One of the extras on the “Everything’s Duckie” edition of the DVD is an extended explanation that borders on apologia for why they changed the original ending, in which Andi and Duckie danced together. Test audiences didn’t like it, and neither did Ringwald, who felt affection for, but not chemistry with, Cryer’s Duckie. The cast got called back six months later to reshoot. McCarthy was in a play for which he’d shaved his head and lost weight. That’s why the cute boy is suddenly not as cute in the final scene. It’s not that he’s been pining for Andi, it’s that he’s gaunt and wearing a bad wig.

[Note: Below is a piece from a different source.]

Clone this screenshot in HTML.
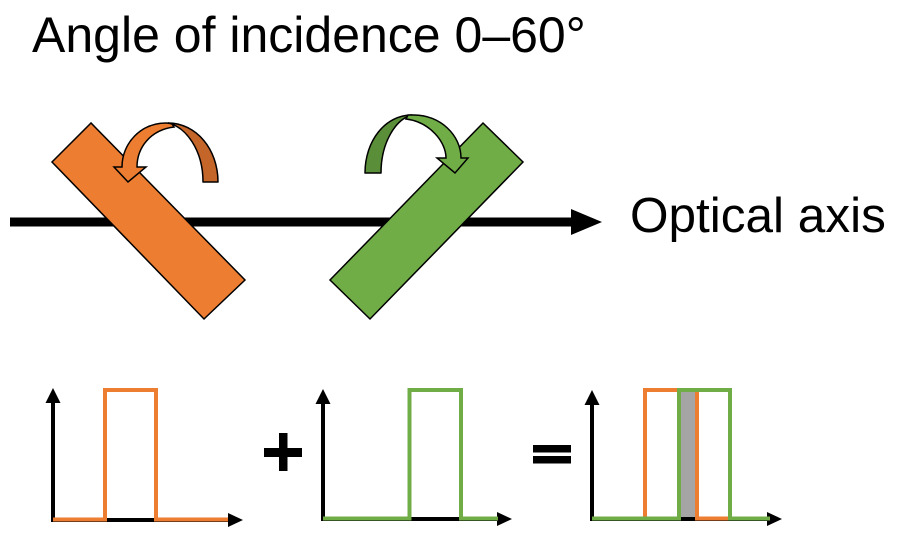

I can understand why many people, especially those who root for underdogs, believe that Duckie should have been the boy at the end. I agree with Ringwald, though. They didn’t have spark, and it’s a Cinderella story. The poor, nice girl needs to end up with the cute, nice, rich boy. Otherwise the message is an uncomfortable “stick to your own class, babe,” which would have made for a much darker movie, like John Sayles’s 1982 Baby It’s You.

I was sad to see, though, that Andi’s transformation of Iona’s “dreamy” prom dress was still as ugly and unbecoming as I remembered. The Duckie/Blane argument may go on forever, but I’ve never met anyone who liked the dress at the end better than the original.